> _Information supplied_:
^^^^

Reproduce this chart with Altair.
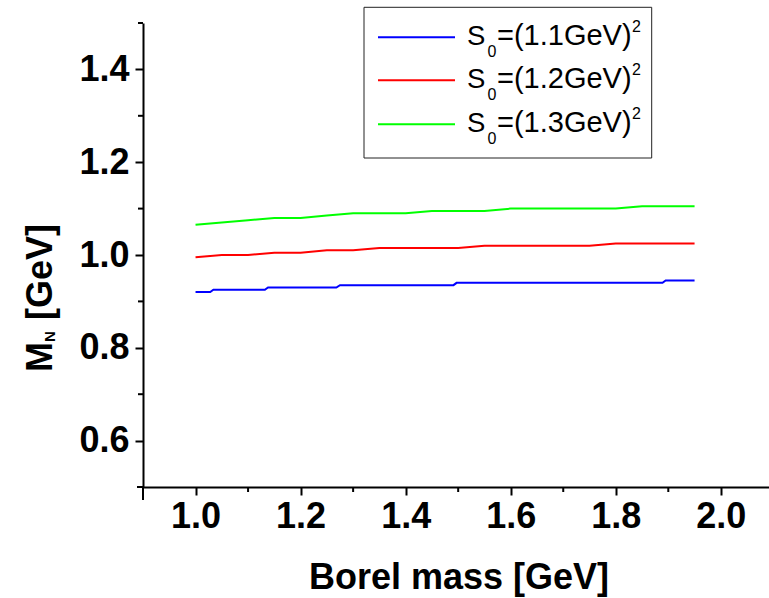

^^^^

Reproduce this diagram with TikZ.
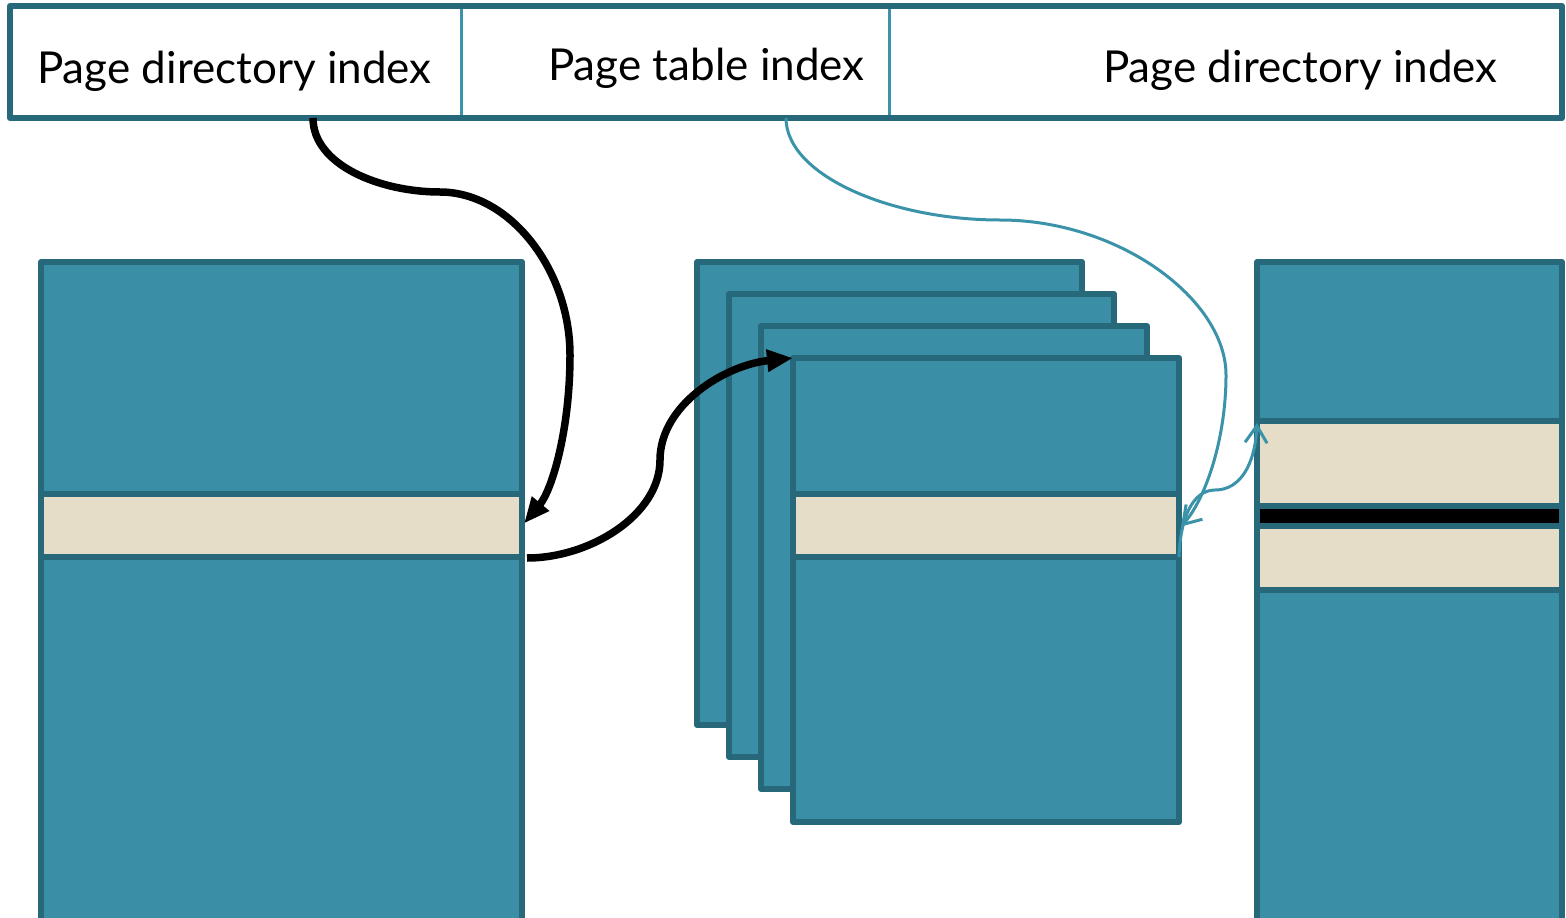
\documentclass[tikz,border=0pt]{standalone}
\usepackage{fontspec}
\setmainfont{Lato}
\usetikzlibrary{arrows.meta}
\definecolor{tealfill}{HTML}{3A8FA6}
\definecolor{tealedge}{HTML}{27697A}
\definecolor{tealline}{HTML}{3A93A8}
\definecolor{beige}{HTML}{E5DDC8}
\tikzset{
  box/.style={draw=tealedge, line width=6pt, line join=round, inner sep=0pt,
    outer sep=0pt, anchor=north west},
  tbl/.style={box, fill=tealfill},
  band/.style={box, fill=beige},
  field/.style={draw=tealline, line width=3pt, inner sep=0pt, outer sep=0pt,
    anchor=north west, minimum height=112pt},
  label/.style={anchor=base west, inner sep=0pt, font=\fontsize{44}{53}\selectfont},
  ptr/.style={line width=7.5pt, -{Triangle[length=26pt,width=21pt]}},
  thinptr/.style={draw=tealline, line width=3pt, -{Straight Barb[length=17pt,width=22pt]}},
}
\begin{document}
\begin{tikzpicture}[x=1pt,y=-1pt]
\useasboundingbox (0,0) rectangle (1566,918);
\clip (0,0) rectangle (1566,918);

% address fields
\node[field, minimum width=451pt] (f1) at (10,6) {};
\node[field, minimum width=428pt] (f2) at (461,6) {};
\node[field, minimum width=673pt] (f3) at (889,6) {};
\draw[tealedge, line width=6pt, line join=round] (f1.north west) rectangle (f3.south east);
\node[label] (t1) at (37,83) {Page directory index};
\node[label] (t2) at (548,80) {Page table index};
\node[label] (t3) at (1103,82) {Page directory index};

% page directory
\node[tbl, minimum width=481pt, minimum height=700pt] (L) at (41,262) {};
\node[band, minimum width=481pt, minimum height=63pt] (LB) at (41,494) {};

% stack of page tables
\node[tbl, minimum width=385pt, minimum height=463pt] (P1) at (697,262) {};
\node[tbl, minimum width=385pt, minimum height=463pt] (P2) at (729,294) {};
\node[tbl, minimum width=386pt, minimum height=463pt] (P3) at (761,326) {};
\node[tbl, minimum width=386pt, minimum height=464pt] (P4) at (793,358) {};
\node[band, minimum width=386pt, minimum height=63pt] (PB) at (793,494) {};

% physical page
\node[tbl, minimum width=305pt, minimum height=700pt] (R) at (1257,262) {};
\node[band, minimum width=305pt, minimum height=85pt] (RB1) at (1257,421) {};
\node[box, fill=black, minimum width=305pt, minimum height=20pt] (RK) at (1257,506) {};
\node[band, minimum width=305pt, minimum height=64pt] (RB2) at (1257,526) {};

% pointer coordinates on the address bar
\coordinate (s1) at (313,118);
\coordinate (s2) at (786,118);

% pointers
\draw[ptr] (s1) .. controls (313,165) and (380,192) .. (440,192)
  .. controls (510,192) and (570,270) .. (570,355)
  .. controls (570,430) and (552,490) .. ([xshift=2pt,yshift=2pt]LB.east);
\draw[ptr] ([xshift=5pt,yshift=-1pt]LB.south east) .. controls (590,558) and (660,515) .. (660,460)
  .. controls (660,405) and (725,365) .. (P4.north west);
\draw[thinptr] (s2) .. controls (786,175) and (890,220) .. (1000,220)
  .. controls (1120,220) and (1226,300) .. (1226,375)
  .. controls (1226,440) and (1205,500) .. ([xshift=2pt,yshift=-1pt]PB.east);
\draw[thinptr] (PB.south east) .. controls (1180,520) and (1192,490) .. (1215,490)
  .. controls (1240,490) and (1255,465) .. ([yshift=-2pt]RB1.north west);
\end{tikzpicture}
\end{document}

^^^^

> _Stated problem_: Take only the lines above from the one that has "Reproduce this diagram with TikZ." through the one that has "width=481pt, minimum height=63pt]" and reproduce them exactly, omitting any pictures.

> _Response to this task_:
Reproduce this diagram with TikZ.
\documentclass[tikz,border=0pt]{standalone}
\usepackage{fontspec}
\setmainfont{Lato}
\usetikzlibrary{arrows.meta}
\definecolor{tealfill}{HTML}{3A8FA6}
\definecolor{tealedge}{HTML}{27697A}
\definecolor{tealline}{HTML}{3A93A8}
\definecolor{beige}{HTML}{E5DDC8}
\tikzset{
  box/.style={draw=tealedge, line width=6pt, line join=round, inner sep=0pt,
    outer sep=0pt, anchor=north west},
  tbl/.style={box, fill=tealfill},
  band/.style={box, fill=beige},
  field/.style={draw=tealline, line width=3pt, inner sep=0pt, outer sep=0pt,
    anchor=north west, minimum height=112pt},
  label/.style={anchor=base west, inner sep=0pt, font=\fontsize{44}{53}\selectfont},
  ptr/.style={line width=7.5pt, -{Triangle[length=26pt,width=21pt]}},
  thinptr/.style={draw=tealline, line width=3pt, -{Straight Barb[length=17pt,width=22pt]}},
}
\begin{document}
\begin{tikzpicture}[x=1pt,y=-1pt]
\useasboundingbox (0,0) rectangle (1566,918);
\clip (0,0) rectangle (1566,918);

% address fields
\node[field, minimum width=451pt] (f1) at (10,6) {};
\node[field, minimum width=428pt] (f2) at (461,6) {};
\node[field, minimum width=673pt] (f3) at (889,6) {};
\draw[tealedge, line width=6pt, line join=round] (f1.north west) rectangle (f3.south east);
\node[label] (t1) at (37,83) {Page directory index};
\node[label] (t2) at (548,80) {Page table index};
\node[label] (t3) at (1103,82) {Page directory index};

% page directory
\node[tbl, minimum width=481pt, minimum height=700pt] (L) at (41,262) {};
\node[band, minimum width=481pt, minimum height=63pt] (LB) at (41,494) {};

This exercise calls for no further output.